▶ **Required task**
Would you retype, exactly and without the pictures, the lines between the line holding "Give me the" and the line holding "Chart.register(...registerables);", inclusive, and nothing else?

▶ **Stored data**

######

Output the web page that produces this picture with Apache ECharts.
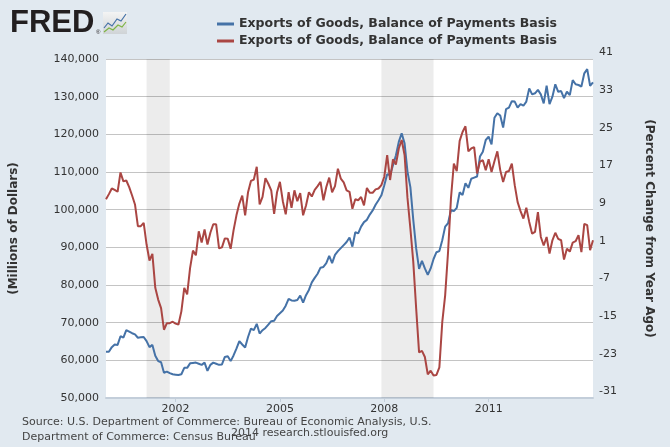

######

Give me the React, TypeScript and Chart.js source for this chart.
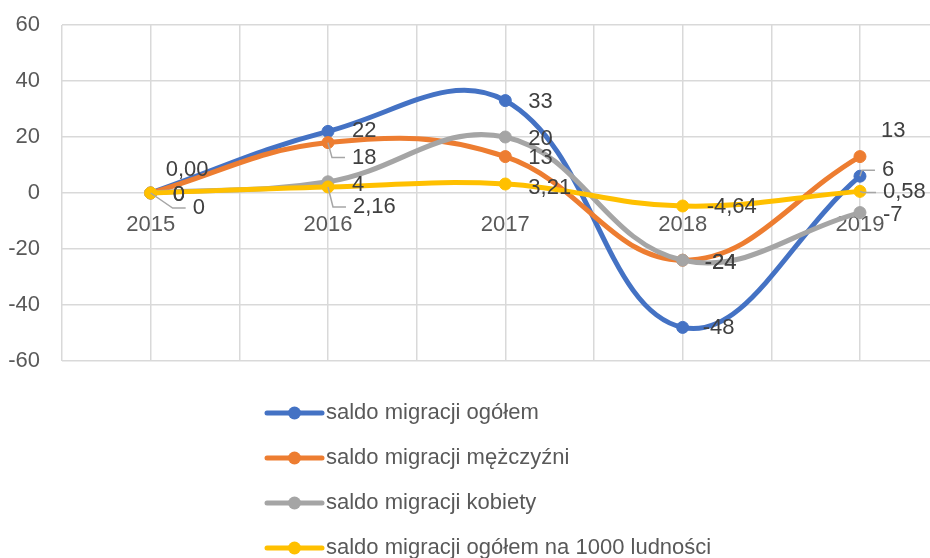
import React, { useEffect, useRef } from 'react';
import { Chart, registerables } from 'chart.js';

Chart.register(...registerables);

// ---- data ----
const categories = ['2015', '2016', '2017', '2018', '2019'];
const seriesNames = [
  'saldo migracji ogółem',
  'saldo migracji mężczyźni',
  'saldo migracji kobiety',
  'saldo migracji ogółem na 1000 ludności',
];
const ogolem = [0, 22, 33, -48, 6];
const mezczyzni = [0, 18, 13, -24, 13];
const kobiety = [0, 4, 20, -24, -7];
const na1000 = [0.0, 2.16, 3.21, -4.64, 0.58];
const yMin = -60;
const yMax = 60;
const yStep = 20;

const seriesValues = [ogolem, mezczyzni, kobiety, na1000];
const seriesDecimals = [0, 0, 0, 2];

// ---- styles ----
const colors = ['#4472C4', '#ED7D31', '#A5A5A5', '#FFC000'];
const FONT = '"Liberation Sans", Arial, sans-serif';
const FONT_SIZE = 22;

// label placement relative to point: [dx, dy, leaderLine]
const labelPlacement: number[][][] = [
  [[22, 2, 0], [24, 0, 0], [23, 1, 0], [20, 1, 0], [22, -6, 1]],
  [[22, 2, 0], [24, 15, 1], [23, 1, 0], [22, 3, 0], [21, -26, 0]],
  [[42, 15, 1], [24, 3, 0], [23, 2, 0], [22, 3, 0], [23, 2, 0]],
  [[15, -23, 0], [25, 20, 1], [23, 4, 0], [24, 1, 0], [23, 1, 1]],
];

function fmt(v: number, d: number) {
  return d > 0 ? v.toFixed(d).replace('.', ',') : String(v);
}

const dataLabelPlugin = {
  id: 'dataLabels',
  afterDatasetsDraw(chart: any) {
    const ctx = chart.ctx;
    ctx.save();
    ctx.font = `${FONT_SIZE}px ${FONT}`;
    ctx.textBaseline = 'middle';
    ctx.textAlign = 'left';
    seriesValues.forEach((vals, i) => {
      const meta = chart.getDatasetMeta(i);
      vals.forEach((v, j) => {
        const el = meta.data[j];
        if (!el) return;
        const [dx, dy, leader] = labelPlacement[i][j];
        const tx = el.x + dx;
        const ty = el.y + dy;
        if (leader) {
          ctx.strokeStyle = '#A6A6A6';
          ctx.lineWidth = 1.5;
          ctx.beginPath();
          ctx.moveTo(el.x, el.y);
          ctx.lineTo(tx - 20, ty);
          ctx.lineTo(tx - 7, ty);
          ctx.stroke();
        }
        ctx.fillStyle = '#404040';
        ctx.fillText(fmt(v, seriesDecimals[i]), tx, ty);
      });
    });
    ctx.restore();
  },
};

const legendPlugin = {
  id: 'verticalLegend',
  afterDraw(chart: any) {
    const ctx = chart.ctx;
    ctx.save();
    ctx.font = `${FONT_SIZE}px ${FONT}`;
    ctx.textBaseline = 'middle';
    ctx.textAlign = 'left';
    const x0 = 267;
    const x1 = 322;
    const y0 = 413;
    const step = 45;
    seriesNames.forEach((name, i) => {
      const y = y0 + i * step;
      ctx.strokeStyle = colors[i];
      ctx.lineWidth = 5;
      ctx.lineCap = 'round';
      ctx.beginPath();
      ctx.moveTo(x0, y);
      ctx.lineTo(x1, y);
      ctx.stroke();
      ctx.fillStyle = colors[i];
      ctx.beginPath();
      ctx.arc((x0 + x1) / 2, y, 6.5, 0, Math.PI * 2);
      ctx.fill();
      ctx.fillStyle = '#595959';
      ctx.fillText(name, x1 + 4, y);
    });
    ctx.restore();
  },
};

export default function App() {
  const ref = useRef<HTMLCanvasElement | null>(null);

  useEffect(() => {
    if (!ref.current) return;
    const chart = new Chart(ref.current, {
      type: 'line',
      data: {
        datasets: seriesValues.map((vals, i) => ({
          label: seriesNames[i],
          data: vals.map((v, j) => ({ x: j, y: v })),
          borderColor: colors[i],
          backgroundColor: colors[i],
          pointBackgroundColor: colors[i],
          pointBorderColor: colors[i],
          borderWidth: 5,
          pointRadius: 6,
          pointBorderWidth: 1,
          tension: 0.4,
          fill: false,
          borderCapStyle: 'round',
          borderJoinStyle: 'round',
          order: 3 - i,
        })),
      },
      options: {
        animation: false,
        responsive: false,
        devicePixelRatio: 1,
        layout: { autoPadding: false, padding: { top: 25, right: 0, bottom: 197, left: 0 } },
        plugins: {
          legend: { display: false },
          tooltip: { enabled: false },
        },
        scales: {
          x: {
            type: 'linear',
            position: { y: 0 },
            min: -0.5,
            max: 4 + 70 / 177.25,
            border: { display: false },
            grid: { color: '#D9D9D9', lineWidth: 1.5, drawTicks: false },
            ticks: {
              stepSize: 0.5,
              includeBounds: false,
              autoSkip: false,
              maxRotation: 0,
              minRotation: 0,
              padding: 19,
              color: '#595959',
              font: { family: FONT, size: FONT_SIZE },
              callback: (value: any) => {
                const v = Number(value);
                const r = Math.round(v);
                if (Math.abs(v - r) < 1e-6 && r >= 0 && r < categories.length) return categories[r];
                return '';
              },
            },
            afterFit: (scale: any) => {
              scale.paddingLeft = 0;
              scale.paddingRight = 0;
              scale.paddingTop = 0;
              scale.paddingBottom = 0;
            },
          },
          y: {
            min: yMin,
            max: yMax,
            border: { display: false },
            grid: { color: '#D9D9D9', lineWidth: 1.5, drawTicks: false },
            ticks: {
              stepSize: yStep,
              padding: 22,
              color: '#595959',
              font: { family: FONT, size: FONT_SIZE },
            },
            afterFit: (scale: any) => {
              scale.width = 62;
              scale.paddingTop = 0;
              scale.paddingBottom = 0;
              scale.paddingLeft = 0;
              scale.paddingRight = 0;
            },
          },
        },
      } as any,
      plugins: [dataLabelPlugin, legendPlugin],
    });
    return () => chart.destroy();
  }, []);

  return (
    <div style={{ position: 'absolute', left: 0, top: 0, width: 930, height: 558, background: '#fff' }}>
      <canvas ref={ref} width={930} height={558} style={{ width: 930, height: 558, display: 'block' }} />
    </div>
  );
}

######

▶ **The reply**
Give me the React, TypeScript and Chart.js source for this chart.
import React, { useEffect, useRef } from 'react';
import { Chart, registerables } from 'chart.js';

Chart.register(...registerables);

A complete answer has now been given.